» The problem
Reproduce every line in the listing that contains the word "this".

-- Start Stored data --

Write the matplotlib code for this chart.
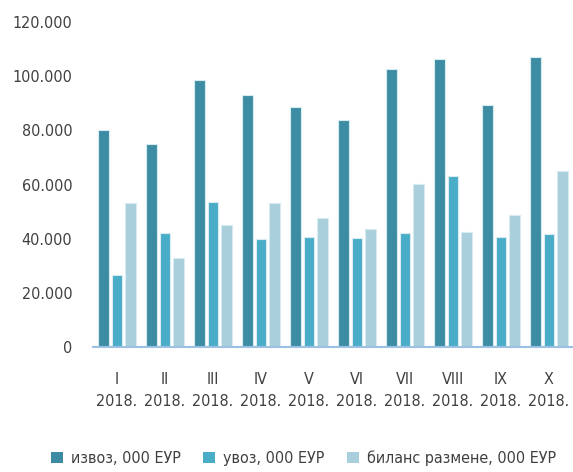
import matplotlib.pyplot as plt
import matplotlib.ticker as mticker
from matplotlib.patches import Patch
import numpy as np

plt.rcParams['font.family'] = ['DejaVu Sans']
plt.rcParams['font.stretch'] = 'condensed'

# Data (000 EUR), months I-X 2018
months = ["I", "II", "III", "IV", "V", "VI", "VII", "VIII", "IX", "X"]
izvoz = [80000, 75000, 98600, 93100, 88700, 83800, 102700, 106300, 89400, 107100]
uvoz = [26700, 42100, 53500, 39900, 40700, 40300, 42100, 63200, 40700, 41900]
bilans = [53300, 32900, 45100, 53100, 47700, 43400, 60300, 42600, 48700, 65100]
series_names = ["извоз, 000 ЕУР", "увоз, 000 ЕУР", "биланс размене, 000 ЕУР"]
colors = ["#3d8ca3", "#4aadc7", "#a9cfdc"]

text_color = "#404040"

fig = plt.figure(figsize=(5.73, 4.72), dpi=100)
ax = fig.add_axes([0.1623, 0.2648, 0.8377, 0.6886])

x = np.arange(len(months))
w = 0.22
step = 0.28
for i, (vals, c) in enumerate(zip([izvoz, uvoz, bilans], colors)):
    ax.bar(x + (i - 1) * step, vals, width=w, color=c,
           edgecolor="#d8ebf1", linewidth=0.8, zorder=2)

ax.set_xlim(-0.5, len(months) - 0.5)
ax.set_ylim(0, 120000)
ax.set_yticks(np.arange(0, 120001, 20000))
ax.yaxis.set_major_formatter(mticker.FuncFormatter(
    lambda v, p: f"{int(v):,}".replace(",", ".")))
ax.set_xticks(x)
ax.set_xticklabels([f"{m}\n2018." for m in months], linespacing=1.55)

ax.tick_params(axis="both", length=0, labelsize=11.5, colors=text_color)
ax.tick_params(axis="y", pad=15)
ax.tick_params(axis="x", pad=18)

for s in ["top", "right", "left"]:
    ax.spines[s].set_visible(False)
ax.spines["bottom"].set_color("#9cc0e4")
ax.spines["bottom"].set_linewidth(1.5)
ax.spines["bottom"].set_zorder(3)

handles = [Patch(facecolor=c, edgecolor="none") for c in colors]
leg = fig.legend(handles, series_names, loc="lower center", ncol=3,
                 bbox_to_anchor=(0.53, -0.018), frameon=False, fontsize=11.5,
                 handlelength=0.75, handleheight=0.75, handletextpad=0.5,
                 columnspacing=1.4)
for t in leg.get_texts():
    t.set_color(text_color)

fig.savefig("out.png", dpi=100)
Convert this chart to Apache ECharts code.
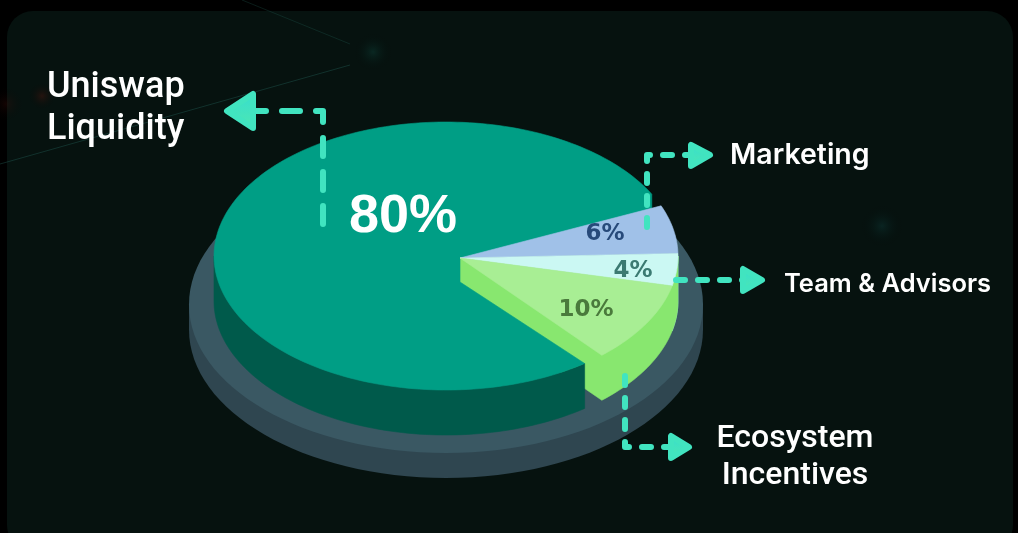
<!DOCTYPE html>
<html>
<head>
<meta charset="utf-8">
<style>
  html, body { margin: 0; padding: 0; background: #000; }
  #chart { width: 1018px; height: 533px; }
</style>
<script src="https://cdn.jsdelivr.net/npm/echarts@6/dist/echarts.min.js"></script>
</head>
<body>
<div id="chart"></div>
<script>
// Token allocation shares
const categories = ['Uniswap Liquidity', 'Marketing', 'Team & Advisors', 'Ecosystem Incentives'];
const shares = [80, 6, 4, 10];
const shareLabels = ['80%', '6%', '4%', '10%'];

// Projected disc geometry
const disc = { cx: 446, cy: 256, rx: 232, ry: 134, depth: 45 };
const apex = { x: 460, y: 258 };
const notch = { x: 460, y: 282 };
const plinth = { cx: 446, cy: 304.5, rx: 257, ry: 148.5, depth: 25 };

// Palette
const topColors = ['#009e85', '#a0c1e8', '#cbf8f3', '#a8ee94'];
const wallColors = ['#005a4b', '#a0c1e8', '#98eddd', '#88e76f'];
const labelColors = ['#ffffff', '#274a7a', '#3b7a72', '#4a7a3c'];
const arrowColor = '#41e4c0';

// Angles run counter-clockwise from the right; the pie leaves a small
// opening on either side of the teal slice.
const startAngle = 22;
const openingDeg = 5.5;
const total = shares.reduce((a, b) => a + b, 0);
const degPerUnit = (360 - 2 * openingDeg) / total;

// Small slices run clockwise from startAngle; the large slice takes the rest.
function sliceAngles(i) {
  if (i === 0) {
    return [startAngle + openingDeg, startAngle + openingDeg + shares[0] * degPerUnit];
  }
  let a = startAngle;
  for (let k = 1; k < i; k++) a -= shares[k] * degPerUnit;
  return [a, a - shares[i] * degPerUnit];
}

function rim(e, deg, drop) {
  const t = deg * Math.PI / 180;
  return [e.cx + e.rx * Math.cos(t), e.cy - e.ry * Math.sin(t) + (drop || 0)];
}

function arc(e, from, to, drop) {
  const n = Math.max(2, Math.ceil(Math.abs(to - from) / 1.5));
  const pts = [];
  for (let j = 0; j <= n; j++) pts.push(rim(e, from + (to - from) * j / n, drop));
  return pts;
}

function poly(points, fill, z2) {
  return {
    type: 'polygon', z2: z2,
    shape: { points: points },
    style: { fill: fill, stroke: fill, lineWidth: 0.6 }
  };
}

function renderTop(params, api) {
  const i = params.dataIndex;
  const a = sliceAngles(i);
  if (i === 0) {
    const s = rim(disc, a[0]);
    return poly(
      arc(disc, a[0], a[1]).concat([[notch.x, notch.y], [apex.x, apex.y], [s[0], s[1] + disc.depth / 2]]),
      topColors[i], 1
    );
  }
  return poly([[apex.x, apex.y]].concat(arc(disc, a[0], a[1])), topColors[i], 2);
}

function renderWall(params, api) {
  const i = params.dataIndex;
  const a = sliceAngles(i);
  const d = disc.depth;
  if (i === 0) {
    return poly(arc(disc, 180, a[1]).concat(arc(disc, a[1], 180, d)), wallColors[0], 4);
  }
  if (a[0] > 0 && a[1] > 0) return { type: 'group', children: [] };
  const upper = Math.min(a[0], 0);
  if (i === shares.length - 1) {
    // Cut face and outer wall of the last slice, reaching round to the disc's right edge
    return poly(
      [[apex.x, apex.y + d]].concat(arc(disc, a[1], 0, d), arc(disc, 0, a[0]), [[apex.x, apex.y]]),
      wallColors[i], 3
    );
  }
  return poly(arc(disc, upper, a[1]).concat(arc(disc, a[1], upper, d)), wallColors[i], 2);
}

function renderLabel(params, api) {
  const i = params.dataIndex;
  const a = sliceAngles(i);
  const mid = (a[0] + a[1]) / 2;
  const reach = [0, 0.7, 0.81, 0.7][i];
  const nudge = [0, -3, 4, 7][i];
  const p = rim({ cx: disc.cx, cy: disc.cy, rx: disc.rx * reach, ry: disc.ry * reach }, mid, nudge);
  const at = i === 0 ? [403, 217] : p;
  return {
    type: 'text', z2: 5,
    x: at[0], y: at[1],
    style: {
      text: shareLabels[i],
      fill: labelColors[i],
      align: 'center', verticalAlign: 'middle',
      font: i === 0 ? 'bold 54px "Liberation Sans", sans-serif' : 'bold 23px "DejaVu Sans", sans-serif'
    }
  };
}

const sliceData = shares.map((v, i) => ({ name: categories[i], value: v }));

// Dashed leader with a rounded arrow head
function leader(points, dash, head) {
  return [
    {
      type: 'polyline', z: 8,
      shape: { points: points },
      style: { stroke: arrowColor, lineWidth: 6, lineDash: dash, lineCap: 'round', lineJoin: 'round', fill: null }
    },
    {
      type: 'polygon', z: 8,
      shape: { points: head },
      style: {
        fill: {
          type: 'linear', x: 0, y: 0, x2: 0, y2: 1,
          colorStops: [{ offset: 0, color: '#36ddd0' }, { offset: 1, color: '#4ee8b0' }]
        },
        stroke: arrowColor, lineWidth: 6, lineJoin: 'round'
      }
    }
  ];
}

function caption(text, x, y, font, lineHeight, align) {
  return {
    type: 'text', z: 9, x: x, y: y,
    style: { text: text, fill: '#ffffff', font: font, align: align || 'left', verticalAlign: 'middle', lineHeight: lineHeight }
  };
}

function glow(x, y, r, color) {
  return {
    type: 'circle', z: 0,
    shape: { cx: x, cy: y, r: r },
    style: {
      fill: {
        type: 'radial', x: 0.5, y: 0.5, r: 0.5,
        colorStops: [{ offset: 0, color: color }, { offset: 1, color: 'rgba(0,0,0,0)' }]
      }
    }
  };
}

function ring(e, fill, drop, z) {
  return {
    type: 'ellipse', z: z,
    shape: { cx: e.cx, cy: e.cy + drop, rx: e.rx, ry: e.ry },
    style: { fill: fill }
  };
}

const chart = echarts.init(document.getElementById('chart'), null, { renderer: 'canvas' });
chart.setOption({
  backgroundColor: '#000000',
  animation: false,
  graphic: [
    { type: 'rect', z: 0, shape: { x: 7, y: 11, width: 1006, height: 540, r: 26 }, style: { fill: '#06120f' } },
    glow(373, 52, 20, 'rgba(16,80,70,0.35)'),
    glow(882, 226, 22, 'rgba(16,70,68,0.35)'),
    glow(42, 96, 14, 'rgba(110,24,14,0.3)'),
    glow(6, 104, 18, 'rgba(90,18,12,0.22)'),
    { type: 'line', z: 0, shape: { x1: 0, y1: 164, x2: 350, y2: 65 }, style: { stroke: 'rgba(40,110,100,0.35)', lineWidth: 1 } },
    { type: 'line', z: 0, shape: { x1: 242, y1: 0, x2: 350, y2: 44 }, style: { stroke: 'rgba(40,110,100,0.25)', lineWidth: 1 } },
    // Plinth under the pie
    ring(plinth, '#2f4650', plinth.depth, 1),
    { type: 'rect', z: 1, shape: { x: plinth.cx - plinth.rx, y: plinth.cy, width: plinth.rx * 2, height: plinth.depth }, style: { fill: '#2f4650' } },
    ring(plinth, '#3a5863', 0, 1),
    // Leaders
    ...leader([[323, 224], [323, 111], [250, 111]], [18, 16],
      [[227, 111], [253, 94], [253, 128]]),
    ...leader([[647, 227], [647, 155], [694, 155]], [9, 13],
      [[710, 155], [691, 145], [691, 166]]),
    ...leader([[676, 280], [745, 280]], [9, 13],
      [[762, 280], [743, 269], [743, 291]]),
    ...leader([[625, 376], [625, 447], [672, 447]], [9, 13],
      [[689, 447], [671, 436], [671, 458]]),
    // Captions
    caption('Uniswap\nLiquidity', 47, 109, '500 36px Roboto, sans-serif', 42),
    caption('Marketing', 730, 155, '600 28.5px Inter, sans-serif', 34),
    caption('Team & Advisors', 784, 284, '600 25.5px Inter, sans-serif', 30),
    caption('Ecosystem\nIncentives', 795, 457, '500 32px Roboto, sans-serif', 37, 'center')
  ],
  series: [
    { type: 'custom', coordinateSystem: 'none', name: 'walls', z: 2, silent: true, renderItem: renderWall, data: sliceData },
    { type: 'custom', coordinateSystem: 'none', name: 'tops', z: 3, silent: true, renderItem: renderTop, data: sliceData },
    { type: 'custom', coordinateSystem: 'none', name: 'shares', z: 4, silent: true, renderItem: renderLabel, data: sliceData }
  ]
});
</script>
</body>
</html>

-- End Stored data --

» Written response
Write the matplotlib code for this chart.
Convert this chart to Apache ECharts code.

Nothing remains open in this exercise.